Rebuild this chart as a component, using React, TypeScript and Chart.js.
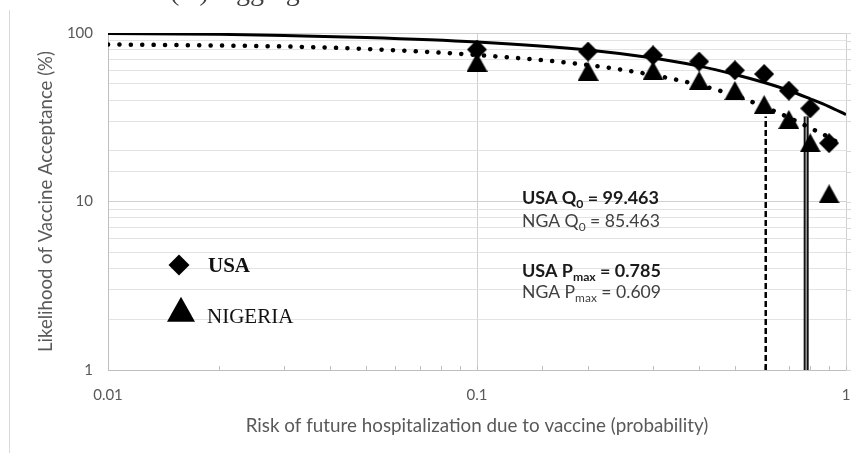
import React, { useEffect, useRef } from 'react';
import { Chart, registerables } from 'chart.js';

Chart.register(...registerables);

// ---- data ----
const riskLevels = [0.1, 0.2, 0.3, 0.4, 0.5, 0.6, 0.7, 0.8, 0.9];
const usaObserved = [79.8, 77.6, 73.7, 67.7, 60.1, 57.1, 45.5, 35.7, 22.2];
const ngaObserved = [67.1, 59.3, 59.9, 52.2, 45.6, 37.6, 30.7, 22.3, 11.1];

const usaCurveRisk = [0.01, 0.02, 0.03, 0.05, 0.1, 0.2, 0.3, 0.4, 0.5, 0.6, 0.7, 0.8, 0.9, 1.0];
const usaCurveValues = [99.3, 98.2, 96.5, 94.0, 88.4, 79.3, 71.0, 63.6, 56.7, 50.8, 45.6, 40.7, 36.6, 32.8];
const ngaCurveRisk = [0.01, 0.02, 0.03, 0.05, 0.1, 0.2, 0.3, 0.4, 0.5, 0.6, 0.7, 0.8, 0.9, 0.95];
const ngaCurveValues = [85.5, 84.3, 83.2, 80.4, 74.0, 64.6, 56.3, 49.1, 42.6, 36.4, 31.5, 27.3, 24.0, 22.4];

const usaPmaxLineX = [0.78, 0.78];
const usaPmaxLineY = [1, 32];
const ngaPmaxLineX = [0.606, 0.606];
const ngaPmaxLineY = [1, 32];

const xTickValues = [0.01, 0.1, 1];
const xTickLabels = ['0.01', '0.1', '1'];
const yTickValues = [1, 10, 100];
const yTickLabels = ['1', '10', '100'];

const legendLabels = ['USA', 'NIGERIA'];
const xTitle = 'Risk of future hospitalization due to vaccine (probability)';
const yTitle = 'Likelihood of Vaccine Acceptance (%)';
const panelTitle = '(A) Aggregate';

// each annotation line: [text, isSubscript] runs
const annotationRuns: [string, boolean][][] = [
  [['USA Q', false], ['0', true], [' = 99.463', false]],
  [['NGA Q', false], ['0', true], [' = 85.463', false]],
  [['USA P', false], ['max', true], [' = 0.785', false]],
  [['NGA P', false], ['max', true], [' = 0.609', false]],
];
const annotationBold = [true, false, true, false];

// ---- styling ----
const FONT = 'Lato';
const SERIF = '"Liberation Serif", "DejaVu Serif", serif';
const GRAY_TEXT = '#595959';

const mctx = document.createElement('canvas').getContext('2d') as CanvasRenderingContext2D;
function measure(font: string, text: string) {
  mctx.font = font;
  return mctx.measureText(text).width;
}
function fitSize(text: string, target: number, weight = 'normal', family = FONT) {
  return (100 * target) / measure(`${weight} 100px ${family}`, text);
}
const SUB_RATIO = 0.68;
function runsWidth(runs: [string, boolean][], size: number, weight: string) {
  return runs.reduce((w, [t, sub]) => w + measure(`${weight} ${sub ? size * SUB_RATIO : size}px ${FONT}`, t), 0);
}

const isPow10 = (v: number) => v > 0 && Math.abs(Math.log10(v) - Math.round(Math.log10(v))) < 1e-6;
const labelFor = (vals: number[], labels: string[]) => (value: any) => {
  const v = Number(value);
  const i = vals.findIndex((t) => Math.abs(Math.log10(t) - Math.log10(v)) < 1e-6);
  return i >= 0 ? labels[i] : '';
};

function makeTriangle(w: number, h: number) {
  const c = document.createElement('canvas');
  c.width = w;
  c.height = h;
  const g = c.getContext('2d') as CanvasRenderingContext2D;
  g.fillStyle = '#000';
  g.beginPath();
  g.moveTo(w / 2, 0);
  g.lineTo(w, h);
  g.lineTo(0, h);
  g.closePath();
  g.fill();
  return c;
}
function makeDiamond(w: number, h: number) {
  const c = document.createElement('canvas');
  c.width = w;
  c.height = h;
  const g = c.getContext('2d') as CanvasRenderingContext2D;
  g.fillStyle = '#000';
  g.beginPath();
  g.moveTo(w / 2, 0);
  g.lineTo(w, h / 2);
  g.lineTo(w / 2, h);
  g.lineTo(0, h / 2);
  g.closePath();
  g.fill();
  return c;
}

export default function App() {
  const ref = useRef<HTMLCanvasElement | null>(null);

  useEffect(() => {
    if (!ref.current) return;
    const xTitleSize = fitSize(xTitle, 463);
    const yTitleSize = fitSize(yTitle, 301);
    const boldSize = (137 * 100) / runsWidth(annotationRuns[0], 100, 'bold');
    const normSize = (138 * 100) / runsWidth(annotationRuns[1], 100, 'normal');

    const diamond = makeDiamond(20, 20);
    const triangle = makeTriangle(21, 19);

    const decor = {
      id: 'decor',
      beforeDatasetsDraw(chart: any) {
        const { ctx, chartArea, scales } = chart;
        ctx.save();
        ctx.lineWidth = 1;
        ctx.strokeStyle = '#bfbfbf';
        ctx.beginPath();
        scales.x.ticks.forEach((t: any) => {
          const px = Math.round(scales.x.getPixelForValue(t.value)) + 0.5;
          ctx.moveTo(px, chartArea.bottom);
          ctx.lineTo(px, chartArea.bottom - 4);
        });
        ctx.stroke();
        ctx.strokeStyle = '#d9d9d9';
        ctx.beginPath();
        scales.y.ticks.forEach((t: any) => {
          const py = Math.round(scales.y.getPixelForValue(t.value)) + 0.5;
          ctx.moveTo(chartArea.right, py);
          ctx.lineTo(chartArea.right + 5, py);
        });
        ctx.stroke();
        ctx.restore();
      },
      afterDraw(chart: any) {
        const { ctx } = chart;
        ctx.save();
        // clipped panel title at the very top
        ctx.fillStyle = '#404040';
        ctx.textBaseline = 'alphabetic';
        ctx.textAlign = 'left';
        ctx.font = `28px ${SERIF}`;
        ctx.fillText(panelTitle, 170, 0);

        // legend
        ctx.fillStyle = '#000';
        ctx.beginPath();
        ctx.moveTo(179, 254.5);
        ctx.lineTo(189.5, 265);
        ctx.lineTo(179, 275.5);
        ctx.lineTo(168.5, 265);
        ctx.closePath();
        ctx.fill();
        ctx.beginPath();
        ctx.moveTo(181, 296.7);
        ctx.lineTo(195, 321.7);
        ctx.lineTo(167, 321.7);
        ctx.closePath();
        ctx.fill();
        ctx.fillStyle = '#111';
        ctx.font = `bold 21px ${SERIF}`;
        ctx.fillText(legendLabels[0], 208, 272);
        ctx.font = `21px ${SERIF}`;
        ctx.fillText(legendLabels[1], 207, 323);

        // annotations
        const baselines = [204, 227, 277, 297.5];
        annotationRuns.forEach((runs, i) => {
          const bold = annotationBold[i];
          const size = bold ? boldSize : normSize;
          const weight = bold ? 'bold' : 'normal';
          ctx.fillStyle = bold ? '#1a1a1a' : '#404040';
          let x = 522;
          runs.forEach(([t, sub]) => {
            const s = sub ? size * SUB_RATIO : size;
            ctx.font = `${weight} ${s}px ${FONT}`;
            ctx.fillText(t, x, baselines[i] + (sub ? size * 0.25 : 0));
            x += ctx.measureText(t).width;
          });
        });
        ctx.restore();
      },
    };

    const pts = (xs: number[], ys: number[]) => xs.map((x, i) => ({ x, y: ys[i] }));

    const chart = new Chart(ref.current, {
      type: 'line',
      data: {
        datasets: [
          {
            label: 'USA',
            data: pts(riskLevels, usaObserved),
            showLine: false,
            pointStyle: diamond as any,
            pointRadius: 10,
            order: 0,
          },
          {
            label: 'NIGERIA',
            data: pts(riskLevels, ngaObserved),
            showLine: false,
            pointStyle: triangle as any,
            pointRadius: 10,
            order: 1,
          },
          {
            label: 'USA fit',
            data: pts(usaCurveRisk, usaCurveValues),
            borderColor: '#000',
            borderWidth: 3,
            pointRadius: 0,
            cubicInterpolationMode: 'monotone',
            order: 3,
          },
          {
            label: 'NGA fit',
            data: pts(ngaCurveRisk, ngaCurveValues),
            borderColor: '#000',
            borderWidth: 4.5,
            borderDash: [0.1, 11.3],
            borderCapStyle: 'round',
            pointRadius: 0,
            cubicInterpolationMode: 'monotone',
            order: 4,
          },
          {
            label: 'NGA Pmax',
            data: pts(ngaPmaxLineX, ngaPmaxLineY),
            borderColor: '#000',
            borderWidth: 2.5,
            borderDash: [6, 3],
            pointRadius: 0,
            order: 5,
          },
          {
            label: 'USA Pmax inner',
            data: pts(usaPmaxLineX, usaPmaxLineY),
            borderColor: '#9a9a9a',
            borderWidth: 1.5,
            pointRadius: 0,
            order: 6,
          },
          {
            label: 'USA Pmax',
            data: pts(usaPmaxLineX, usaPmaxLineY),
            borderColor: '#111',
            borderWidth: 5,
            pointRadius: 0,
            order: 7,
          },
        ],
      },
      options: {
        responsive: true,
        maintainAspectRatio: false,
        animation: false,
        events: [],
        layout: { padding: { top: 33, right: 9, left: 0, bottom: 0 } },
        plugins: {
          legend: { display: false },
          tooltip: { enabled: false },
          title: { display: false },
        },
        scales: {
          x: {
            type: 'logarithmic',
            min: 0.01,
            max: 1,
            position: 'bottom',
            afterFit: (s: any) => {
              s.height = 83;
              s.paddingLeft = 0;
              s.paddingRight = 0;
            },
            grid: {
              drawTicks: false,
              lineWidth: 1,
              color: (c: any) => (c.tick && isPow10(c.tick.value) ? '#d0d0d0' : 'rgba(0,0,0,0)'),
            },
            border: { color: '#bfbfbf', width: 1 },
            ticks: {
              autoSkip: false,
              maxRotation: 0,
              padding: 16.5,
              color: GRAY_TEXT,
              font: { family: FONT, size: 15 },
              callback: labelFor(xTickValues, xTickLabels),
            },
            title: {
              display: true,
              text: xTitle,
              color: GRAY_TEXT,
              font: { family: FONT, size: xTitleSize, lineHeight: 1.2 },
              padding: { top: 0, bottom: 27 - 0.6 * xTitleSize },
            },
          },
          y: {
            type: 'logarithmic',
            min: 1,
            max: 100,
            position: 'left',
            afterFit: (s: any) => {
              s.width = 108;
              s.paddingTop = 0;
              s.paddingBottom = 0;
            },
            grid: {
              drawTicks: false,
              lineWidth: 1,
              color: (c: any) => (c.tick && isPow10(c.tick.value) ? '#d0d0d0' : '#e3e3e3'),
            },
            border: { color: '#bfbfbf', width: 1 },
            ticks: {
              autoSkip: false,
              padding: 15,
              color: GRAY_TEXT,
              font: { family: FONT, size: 15 },
              callback: labelFor(yTickValues, yTickLabels),
            },
            title: {
              display: true,
              text: yTitle,
              color: GRAY_TEXT,
              font: { family: FONT, size: yTitleSize, lineHeight: 1.2 },
              padding: { top: 46.5 - 0.6 * yTitleSize, bottom: 0 },
            },
          },
        },
      },
      plugins: [decor],
    } as any);

    return () => chart.destroy();
  }, []);

  return (
    <div style={{ position: 'fixed', left: 0, top: 0, width: 857, height: 453, background: '#fff' }}>
      <div
        style={{
          position: 'absolute',
          left: 9,
          top: 10,
          width: 0,
          height: 443,
          borderLeft: '1px solid #d9d9d9',
        }}
      />
      <canvas ref={ref} style={{ position: 'absolute', left: 0, top: 0 }} />
    </div>
  );
}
※
## Directive
Without the pictures, please reproduce each line of the listing above exactly, from the first one through the line bearing "const panelTitle = '(A) Aggregate';".

## Task response
Rebuild this chart as a component, using React, TypeScript and Chart.js.
import React, { useEffect, useRef } from 'react';
import { Chart, registerables } from 'chart.js';

Chart.register(...registerables);

// ---- data ----
const riskLevels = [0.1, 0.2, 0.3, 0.4, 0.5, 0.6, 0.7, 0.8, 0.9];
const usaObserved = [79.8, 77.6, 73.7, 67.7, 60.1, 57.1, 45.5, 35.7, 22.2];
const ngaObserved = [67.1, 59.3, 59.9, 52.2, 45.6, 37.6, 30.7, 22.3, 11.1];

const usaCurveRisk = [0.01, 0.02, 0.03, 0.05, 0.1, 0.2, 0.3, 0.4, 0.5, 0.6, 0.7, 0.8, 0.9, 1.0];
const usaCurveValues = [99.3, 98.2, 96.5, 94.0, 88.4, 79.3, 71.0, 63.6, 56.7, 50.8, 45.6, 40.7, 36.6, 32.8];
const ngaCurveRisk = [0.01, 0.02, 0.03, 0.05, 0.1, 0.2, 0.3, 0.4, 0.5, 0.6, 0.7, 0.8, 0.9, 0.95];
const ngaCurveValues = [85.5, 84.3, 83.2, 80.4, 74.0, 64.6, 56.3, 49.1, 42.6, 36.4, 31.5, 27.3, 24.0, 22.4];

const usaPmaxLineX = [0.78, 0.78];
const usaPmaxLineY = [1, 32];
const ngaPmaxLineX = [0.606, 0.606];
const ngaPmaxLineY = [1, 32];

const xTickValues = [0.01, 0.1, 1];
const xTickLabels = ['0.01', '0.1', '1'];
const yTickValues = [1, 10, 100];
const yTickLabels = ['1', '10', '100'];

const legendLabels = ['USA', 'NIGERIA'];
const xTitle = 'Risk of future hospitalization due to vaccine (probability)';
const yTitle = 'Likelihood of Vaccine Acceptance (%)';
const panelTitle = '(A) Aggregate';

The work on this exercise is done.